— The task —
Write out again, word for word, the lines below from the line that holds "Write the seaborn" through the line that holds "1-461/758, (1200-228)/1233, (461-110)/758])", omitting pictures.

— Dataset rows —
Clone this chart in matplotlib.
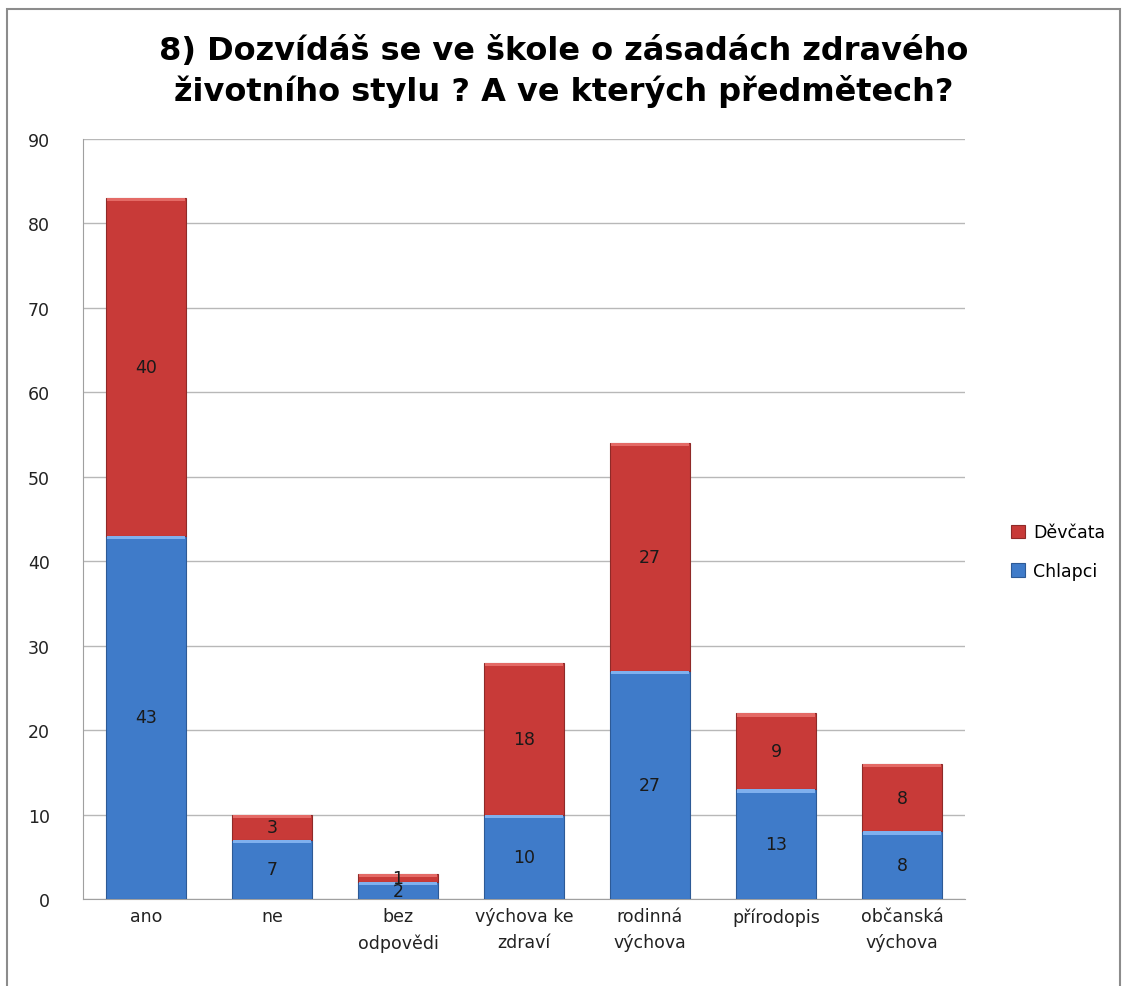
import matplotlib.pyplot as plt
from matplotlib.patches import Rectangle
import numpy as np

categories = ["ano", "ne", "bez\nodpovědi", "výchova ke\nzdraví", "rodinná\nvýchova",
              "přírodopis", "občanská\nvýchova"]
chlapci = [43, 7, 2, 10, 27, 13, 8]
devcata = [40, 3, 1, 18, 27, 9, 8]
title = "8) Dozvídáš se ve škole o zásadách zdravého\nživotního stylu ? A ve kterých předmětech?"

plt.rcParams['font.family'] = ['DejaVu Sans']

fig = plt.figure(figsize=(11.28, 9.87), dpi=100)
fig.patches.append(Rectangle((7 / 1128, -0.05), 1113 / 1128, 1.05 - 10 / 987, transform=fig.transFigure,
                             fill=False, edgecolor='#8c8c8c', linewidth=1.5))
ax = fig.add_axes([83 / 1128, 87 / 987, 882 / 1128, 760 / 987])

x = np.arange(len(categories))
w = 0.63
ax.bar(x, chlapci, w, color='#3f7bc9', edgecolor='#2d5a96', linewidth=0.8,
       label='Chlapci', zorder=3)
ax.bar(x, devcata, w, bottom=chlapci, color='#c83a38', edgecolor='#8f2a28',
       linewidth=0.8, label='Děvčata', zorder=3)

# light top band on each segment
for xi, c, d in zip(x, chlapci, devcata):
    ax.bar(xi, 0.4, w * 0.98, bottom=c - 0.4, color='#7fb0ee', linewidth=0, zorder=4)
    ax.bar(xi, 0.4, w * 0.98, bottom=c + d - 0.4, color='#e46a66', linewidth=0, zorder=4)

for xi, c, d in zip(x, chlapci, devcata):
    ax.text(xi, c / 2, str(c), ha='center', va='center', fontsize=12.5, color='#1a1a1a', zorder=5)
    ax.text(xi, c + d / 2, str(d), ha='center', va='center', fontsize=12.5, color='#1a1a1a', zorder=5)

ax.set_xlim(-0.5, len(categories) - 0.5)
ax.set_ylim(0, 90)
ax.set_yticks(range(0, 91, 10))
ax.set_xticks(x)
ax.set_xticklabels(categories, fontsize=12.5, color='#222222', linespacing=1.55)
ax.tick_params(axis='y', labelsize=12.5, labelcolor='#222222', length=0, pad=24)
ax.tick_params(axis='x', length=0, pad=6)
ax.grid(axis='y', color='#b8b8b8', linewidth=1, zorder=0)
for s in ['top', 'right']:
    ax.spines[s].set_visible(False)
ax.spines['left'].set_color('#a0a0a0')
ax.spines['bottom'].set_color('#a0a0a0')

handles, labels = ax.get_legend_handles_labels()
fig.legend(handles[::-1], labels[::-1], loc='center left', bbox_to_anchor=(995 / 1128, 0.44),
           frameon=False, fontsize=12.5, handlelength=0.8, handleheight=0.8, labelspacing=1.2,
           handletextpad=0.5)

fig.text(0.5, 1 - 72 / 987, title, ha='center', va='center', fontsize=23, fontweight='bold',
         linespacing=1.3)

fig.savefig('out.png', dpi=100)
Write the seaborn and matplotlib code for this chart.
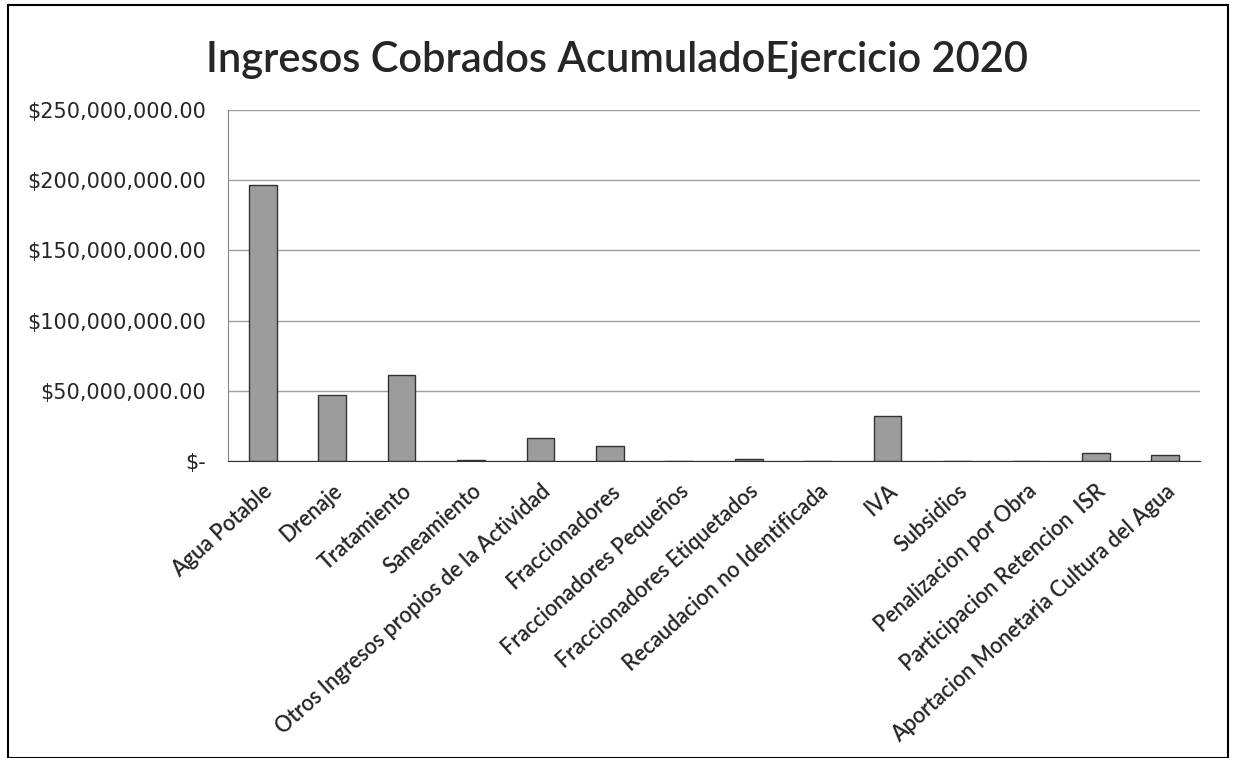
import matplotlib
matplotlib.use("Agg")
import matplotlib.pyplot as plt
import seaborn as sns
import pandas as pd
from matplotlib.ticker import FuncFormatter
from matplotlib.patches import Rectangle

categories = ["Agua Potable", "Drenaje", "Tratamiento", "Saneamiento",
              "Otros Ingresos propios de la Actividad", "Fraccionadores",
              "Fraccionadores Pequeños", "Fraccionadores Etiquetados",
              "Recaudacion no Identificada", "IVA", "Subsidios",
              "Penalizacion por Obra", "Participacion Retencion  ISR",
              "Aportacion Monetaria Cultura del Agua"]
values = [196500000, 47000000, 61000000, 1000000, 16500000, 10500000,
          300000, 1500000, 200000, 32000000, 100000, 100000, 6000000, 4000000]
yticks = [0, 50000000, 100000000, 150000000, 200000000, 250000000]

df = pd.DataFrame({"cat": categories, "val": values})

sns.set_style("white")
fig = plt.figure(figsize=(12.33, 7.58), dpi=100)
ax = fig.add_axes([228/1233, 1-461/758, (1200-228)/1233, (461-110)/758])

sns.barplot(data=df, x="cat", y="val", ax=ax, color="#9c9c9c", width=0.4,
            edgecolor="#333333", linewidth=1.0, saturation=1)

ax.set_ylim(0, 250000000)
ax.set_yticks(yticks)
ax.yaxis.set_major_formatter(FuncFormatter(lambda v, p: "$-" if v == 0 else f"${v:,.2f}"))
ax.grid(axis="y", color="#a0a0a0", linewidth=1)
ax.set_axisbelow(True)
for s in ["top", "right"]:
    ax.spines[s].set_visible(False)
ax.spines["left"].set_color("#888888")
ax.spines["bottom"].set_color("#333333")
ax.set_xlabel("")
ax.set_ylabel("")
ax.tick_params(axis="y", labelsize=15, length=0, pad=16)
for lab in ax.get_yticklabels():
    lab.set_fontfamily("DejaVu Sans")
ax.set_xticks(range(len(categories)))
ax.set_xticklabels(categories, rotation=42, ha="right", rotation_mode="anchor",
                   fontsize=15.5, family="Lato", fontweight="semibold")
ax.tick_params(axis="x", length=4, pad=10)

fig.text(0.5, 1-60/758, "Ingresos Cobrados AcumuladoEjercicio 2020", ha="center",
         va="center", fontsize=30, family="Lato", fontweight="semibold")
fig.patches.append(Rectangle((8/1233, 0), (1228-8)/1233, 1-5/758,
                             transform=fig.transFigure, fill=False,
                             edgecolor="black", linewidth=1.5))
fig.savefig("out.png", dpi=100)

— Worked solution —
Write the seaborn and matplotlib code for this chart.
import matplotlib
matplotlib.use("Agg")
import matplotlib.pyplot as plt
import seaborn as sns
import pandas as pd
from matplotlib.ticker import FuncFormatter
from matplotlib.patches import Rectangle

categories = ["Agua Potable", "Drenaje", "Tratamiento", "Saneamiento",
              "Otros Ingresos propios de la Actividad", "Fraccionadores",
              "Fraccionadores Pequeños", "Fraccionadores Etiquetados",
              "Recaudacion no Identificada", "IVA", "Subsidios",
              "Penalizacion por Obra", "Participacion Retencion  ISR",
              "Aportacion Monetaria Cultura del Agua"]
values = [196500000, 47000000, 61000000, 1000000, 16500000, 10500000,
          300000, 1500000, 200000, 32000000, 100000, 100000, 6000000, 4000000]
yticks = [0, 50000000, 100000000, 150000000, 200000000, 250000000]

df = pd.DataFrame({"cat": categories, "val": values})

sns.set_style("white")
fig = plt.figure(figsize=(12.33, 7.58), dpi=100)
ax = fig.add_axes([228/1233, 1-461/758, (1200-228)/1233, (461-110)/758])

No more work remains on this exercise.